Art de vivre
Gourmand

La relève en charcuterie, une denrée rare

le vendredi 23 juin 2017
Modifié à 0 h 00 min le 23 juin 2017

En 13 ans, personne n’est jamais venue demander un travail à la P’tite Charcuterie. «Je vais prier tous les soirs à l’Oratoire Saint-Joseph pour avoir une relève», plaisante le propriétaire Daniel Robert.

Le charcutier s’en sort uniquement parce qu’il est prêt à faire de longues heures. Sa journée typique commence à 6h et se termine à minuit. Se déclarant lui-même homme à tout faire, M. Robert regrette de ne pas voir sa femme très souvent, même si le couple habite en haut du magasin.

Les deux employés du magasin, le propriétaire et le boucher Gilbert Simard, ne suffisent pas pour assurer la demande. «Vu le bassin de population de la Rive-Sud, je devrais avoir trois à quatre bouchers et deux autres charcutiers pour m’aider », estime Daniel Robert.  

Tout sourire malgré son estomac vide passé 15h, le propriétaire croit que la passion est essentielle pour pratiquer un métier traditionnel. «À part le salaire, on est comme des joueurs de hockey : on ne fait pas une job, on joue», compare-t-il.

S’armer de patience

Pour gagner une médaille, les sportifs ne s’entraînent pas en quelques jours; des années sont nécessaires, indique le charcutier, toujours dans l’analogie.  Il croit que les plus jeunes générations n’ont plus la patience d’apprendre des gestes précis.

Déjà peu payant, le métier de charcutier ne rapporte pas grand-chose au début. La patience monétaire doit aussi être au rendez-vous.

Beaucoup abandonnent également parce que c’est un travail difficile physiquement. Les bouchers et les charcutiers doivent pouvoir travailler dans le froid et soulever de lourdes charges.

Deux stagiaires du centre de formation professionnelle Jacques Rousseau, qui offre un DEP en boucherie, ont travaillé pour la P’tite Charcuterie, mais ont quitté après 5 et 8 ans.

Une autre charcutier, venu de France à la demande de Daniel Robert, est reparti parce qu’il n’aimait pas travailler à aire ouverte, devant les clients.

Les avantages du métier

«Je n’ai jamais été sur le chômage, pas un seul jour de ma vie. Il va toujours falloir manger», apprécie le propriétaire.

Les employés de la P’tite Charcuterie bénéficient également de denrées peu coûteuses et de trois jours de congé par semaine, le magasin étant fermé du dimanche au mardi. Les trois semaines qui suivent les Fêtes ainsi que quatre semaines en juillet sont aussi des périodes de repos.

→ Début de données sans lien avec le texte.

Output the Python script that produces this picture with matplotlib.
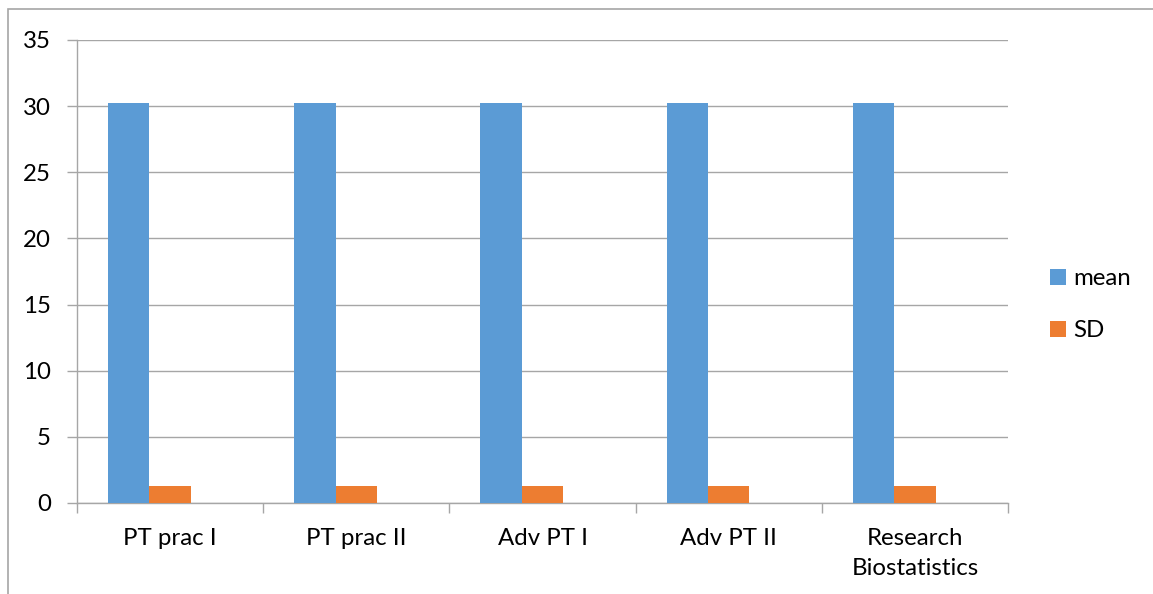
import matplotlib
matplotlib.use("Agg")
import matplotlib.pyplot as plt
from matplotlib.patches import Rectangle
import numpy as np

categories = ["PT prac I", "PT prac II", "Adv PT I", "Adv PT II", "Research\nBiostatistics"]
mean_vals = [30.2, 30.2, 30.2, 30.2, 30.2]
sd_vals = [1.3, 1.3, 1.3, 1.3, 1.3]
y_ticks = [0, 5, 10, 15, 20, 25, 30, 35]

BLUE = "#5B9BD5"
ORANGE = "#ED7D31"
GREY = "#A6A6A6"

plt.rcParams["font.family"] = ["Lato", "DejaVu Sans"]

fig = plt.figure(figsize=(11.53, 5.94), dpi=100)
ax = fig.add_axes([0.0668, 0.1532, 0.8075, 0.7795])

x = np.arange(len(categories))
w = 1 / 4.5  # three series slots (third empty) plus gap
ax.bar(x - w, mean_vals, width=w, color=BLUE, label="mean", edgecolor="none", zorder=3)
ax.bar(x, sd_vals, width=w, color=ORANGE, label="SD", edgecolor="none", zorder=3)

ax.set_xlim(-0.5, len(categories) - 0.5)
ax.set_ylim(0, 35)
ax.set_yticks(y_ticks)
ax.yaxis.grid(True, color=GREY, linewidth=1.0, zorder=0)
ax.set_axisbelow(True)

ax.set_xticks(x)
ax.set_xticklabels(categories, fontsize=17.3, linespacing=1.55)
ax.tick_params(axis="x", which="major", length=0, pad=18)
ax.set_xticks(np.arange(-0.5, len(categories)), minor=True)
ax.tick_params(axis="x", which="minor", length=7, color=GREY, width=1)
ax.tick_params(axis="y", length=7, color=GREY, width=1, labelsize=17.3, pad=12)

for side in ["top", "right"]:
    ax.spines[side].set_visible(False)
for side in ["left", "bottom"]:
    ax.spines[side].set_color(GREY)
    ax.spines[side].set_linewidth(1.0)

leg = ax.legend(loc="center left", bbox_to_anchor=(1.022, 0.428), frameon=False,
                fontsize=17.3, handlelength=0.65, handleheight=0.65,
                handletextpad=0.3, labelspacing=1.3)

# outer chart-area border (clipped at right/bottom in the reference)
fig.patches.append(Rectangle((8 / 1153, -0.05), 1.1, (594 - 9) / 594 + 0.05,
                             transform=fig.transFigure, fill=False,
                             edgecolor=GREY, linewidth=1.2))

fig.savefig("out.png", dpi=100)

Surtout, il n’y a pas de hiérarchie au magasin de charcuteries; tous les employés sont égaux. «J’ai beaucoup de respect pour les gens qui travaillent pour moi; ce sont des personnes qui ont des qualifications et qui sont importantes au travail d’équipe», affirme Daniel Robert.  

Une formation gratuite

Le propriétaire se dit prêt à donner une formation de boucher charcutier gratuitement. Aucun diplôme n’est nécessaire; il souhaite simplement trouver quelqu’un de motivé.

«Je garde espoir, il faut la personne passionnée, il n’en faut pas 40», explique-t-il.

Le candidat idéal, selon lui, est une personne ouverte au public, qui a de la facilité à parler aux gens et à les conseiller. Le sens de l’organisation est également une qualité primordiale pour travailler dans le milieu.

«On fait tellement de choses en même temps, il faut être allumé et efficace pour ne pas perdre les pédales», note Daniel Robert.

Sauver les petits commerces

Beaucoup de clients ne font que se «dépanner» chez la P’tite Charcuterie et achètent leur viande de tous les jours dans les grandes surfaces, alors qu’ils devraient faire l’inverse, estime Daniel Robert. 

Le charcutier croit que les gens n’osent pas rentrer chez lui par peur de faire un trou dans leur portefeuille. «On a des prix compétitifs avec les grands magasins et pour la différence de qualité, c’est le jour et la nuit», soutient-il.

Il admet qu’il faut changer un peu sa façon d’acheter lorsqu’on fait les petits commerces. On ne peut trouver à un seul endroit notre viande, notre pain et notre papier de toilette, souligne-t-il.

Dans les magasins à grandes surfaces, on ne retrouve que quelques morceaux de viande comme on ne trouve qu’une sorte de télé, indique M. Robert. «On nous donne l’illusion du choix», explique-t-il.

Le problème, c’est que si les petits disparaissent, les grandes surfaces pourront vendre ce qu’elles veulent au prix de leur choix, conclut Daniel Robert.